5. Limited Liability Company (LLC)

Pros:

  • Limited Liability: Members’ personal assets are protected from business debts and liabilities.

  • Tax Flexibility: LLCs can choose how they are taxed – as a sole proprietorship, partnership, S-Corporation, or C-Corporation. This provides significant flexibility in tax planning.

  • Operational Flexibility: LLCs have fewer formalities and regulations compared to corporations.

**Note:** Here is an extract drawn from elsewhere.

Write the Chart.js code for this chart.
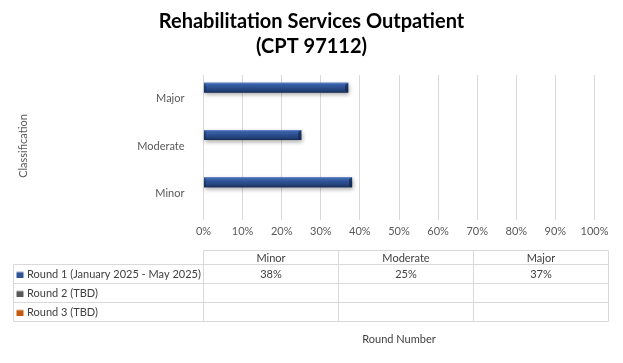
<!DOCTYPE html>
<html><head><meta charset="utf-8">
<script src="https://cdn.jsdelivr.net/npm/chart.js@4/dist/chart.umd.min.js"></script>
<style>html,body{margin:0;padding:0;background:#fff}#wrap{width:623px;height:363px;position:relative}</style>
</head><body><div id="wrap"><canvas id="c" width="623" height="363"></canvas></div>
<script>
const titleLines = ['Rehabilitation Services Outpatient', '(CPT 97112)'];
const categories = ['Minor', 'Moderate', 'Major'];
const seriesNames = ['Round 1 (January 2025 - May 2025)', 'Round 2 (TBD)', 'Round 3 (TBD)'];
const round1 = [38, 25, 37];
const round2 = [null, null, null];
const round3 = [null, null, null];
const seriesColors = ['#2F5597', '#595959', '#C55A11'];
const xAxisTitle = 'Round Number';
const yAxisTitle = 'Classification';

const FONT = 'Lato, "Open Sans", sans-serif';
const TXT = '#595959';

function fmt(v) { return v === null || v === undefined ? '' : v + '%'; }

const barStyle = {
  id: 'barStyle',
  afterDatasetsDraw(chart) {
    const ctx = chart.ctx;
    chart.data.datasets.forEach((ds, di) => {
      const meta = chart.getDatasetMeta(di);
      meta.data.forEach((el, i) => {
        if (ds.data[i] === null) return;
        const p = el.getProps(['x', 'y', 'base', 'height'], true);
        const l = Math.min(p.base, p.x), r = Math.max(p.base, p.x);
        const t = p.y - p.height / 2, b = p.y + p.height / 2;
        ctx.save();
        ctx.shadowColor = 'rgba(0,0,0,0.35)';
        ctx.shadowBlur = 4;
        ctx.shadowOffsetY = 2;
        ctx.shadowOffsetX = 1;
        const g = ctx.createLinearGradient(0, t, 0, b);
        g.addColorStop(0, '#6d8fd0');
        g.addColorStop(0.15, '#3a63aa');
        g.addColorStop(0.5, '#2c4f8f');
        g.addColorStop(0.85, '#203d72');
        g.addColorStop(1, '#142748');
        ctx.fillStyle = g;
        ctx.fillRect(l, t, r - l, b - t);
        ctx.restore();
        ctx.save();
        ctx.fillStyle = 'rgba(10,25,55,0.55)';
        ctx.beginPath();
        ctx.moveTo(r, t); ctx.lineTo(r - 3, t + 2); ctx.lineTo(r - 3, b - 2); ctx.lineTo(r, b); ctx.closePath();
        ctx.fill();
        ctx.fillStyle = 'rgba(10,25,55,0.35)';
        ctx.beginPath();
        ctx.moveTo(l, t); ctx.lineTo(l + 2, t + 2); ctx.lineTo(l + 2, b - 2); ctx.lineTo(l, b); ctx.closePath();
        ctx.fill();
        ctx.restore();
      });
    });
  }
};

const dataTable = {
  id: 'dataTable',
  afterDraw(chart) {
    const ctx = chart.ctx;
    const colX = [203.5, 338.5, 473.5, 608.5];
    const leftX = 13.5;
    const rowY = [250.5, 264.5, 283.5, 302.5, 321.5];
    const values = [round1, round2, round3];
    ctx.save();
    ctx.strokeStyle = '#d9d9d9';
    ctx.lineWidth = 1;
    ctx.beginPath();
    ctx.moveTo(colX[0], rowY[0]); ctx.lineTo(colX[3], rowY[0]);
    for (let k = 1; k < rowY.length; k++) { ctx.moveTo(leftX, rowY[k]); ctx.lineTo(colX[3], rowY[k]); }
    colX.forEach(x => { ctx.moveTo(x, rowY[0]); ctx.lineTo(x, rowY[4]); });
    ctx.moveTo(leftX, rowY[1]); ctx.lineTo(leftX, rowY[4]);
    ctx.stroke();

    ctx.font = '11px ' + FONT;
    ctx.fillStyle = '#404040';
    ctx.textBaseline = 'middle';
    ctx.textAlign = 'center';
    categories.forEach((c, i) => {
      ctx.fillText(c, (colX[i] + colX[i + 1]) / 2, (rowY[0] + rowY[1]) / 2 + 0.5);
    });
    values.forEach((arr, r) => {
      const cy = (rowY[r + 1] + rowY[r + 2]) / 2 + 0.5;
      arr.forEach((v, i) => {
        ctx.textAlign = 'center';
        ctx.fillStyle = '#404040';
        ctx.fillText(fmt(v), (colX[i] + colX[i + 1]) / 2, cy);
      });
      const sx = 16.5, sy = Math.round(cy) - 4;
      const g = ctx.createLinearGradient(0, sy, 0, sy + 7);
      g.addColorStop(0, '#ffffff');
      g.addColorStop(0.3, seriesColors[r]);
      g.addColorStop(1, seriesColors[r]);
      ctx.fillStyle = g;
      ctx.fillRect(sx, sy, 7, 7);
      ctx.fillStyle = '#404040';
      ctx.textAlign = 'left';
      ctx.fillText(seriesNames[r], 27, cy);
    });
    ctx.restore();
  }
};

new Chart(document.getElementById('c'), {
  type: 'bar',
  data: {
    labels: categories,
    datasets: [
      { label: seriesNames[0], data: round1, backgroundColor: seriesColors[0] },
      { label: seriesNames[1], data: round2, backgroundColor: seriesColors[1] },
      { label: seriesNames[2], data: round3, backgroundColor: seriesColors[2] }
    ]
  },
  options: {
    responsive: false,
    animation: false,
    indexAxis: 'y',
    categoryPercentage: 0.7,
    barPercentage: 0.9,
    layout: { padding: { left: 28.5, right: 28.5, top: 0, bottom: 0 } },
    plugins: {
      legend: { display: false },
      tooltip: { enabled: false },
      title: {
        display: true, text: titleLines, color: '#000',
        font: { family: FONT, size: 20, weight: 'bold', lineHeight: 1.25 },
        padding: { top: 9.5, bottom: 15.5 }
      }
    },
    scales: {
      x: {
        min: 0, max: 100,
        ticks: { stepSize: 10, callback: v => v + '%', color: TXT, font: { family: FONT, size: 11 }, padding: 5, maxRotation: 0 },
        grid: { color: '#d9d9d9', tickLength: 3 },
        border: { display: false },
        title: { display: true, text: xAxisTitle, color: '#404040', font: { family: FONT, size: 11 }, padding: { top: 0, bottom: 17 } },
        afterFit(s) { s.height = 146; }
      },
      y: {
        reverse: true,
        grid: { display: false },
        border: { display: false },
        ticks: { color: TXT, font: { family: FONT, size: 11 }, padding: 11 },
        title: { display: true, text: yAxisTitle, color: TXT, font: { family: FONT, size: 11 }, padding: { top: -12.1, bottom: 0 } },
        afterFit(s) { s.width = 175; }
      }
    }
  },
  plugins: [barStyle, dataTable]
});
</script>
</body></html>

They are not required to hold annual meetings or keep extensive records.

  • Profit Distribution Flexibility: LLCs can distribute profits in various ways, not necessarily in proportion to ownership percentages.

Cons:

  • State-Specific Rules: LLC regulations vary significantly from state to state, which can complicate interstate business operations.

  • Self-Employment Taxes: In many cases, members of an LLC must pay self-employment taxes on their share of the business income.

  • Cost: While generally less expensive than forming a corporation, forming and maintaining an LLC can be more costly than a sole proprietorship or partnership due to filing fees and ongoing compliance requirements.

  • Limited Life Span: In some states, an LLC may dissolve upon the departure or death of a member, unless otherwise stated in the operating agreement.


Conclusion

Choosing the right business structure requires a careful evaluation of your business goals, the level of liability protection you need, tax implications, funding needs, and administrative requirements. Each structure has distinct advantages and disadvantages that can significantly impact your business's operations and success. Consulting with legal and financial professionals is highly recommended to ensure that you choose the best structure for your unique business needs and to navigate the complexities of business formation and compliance effectively.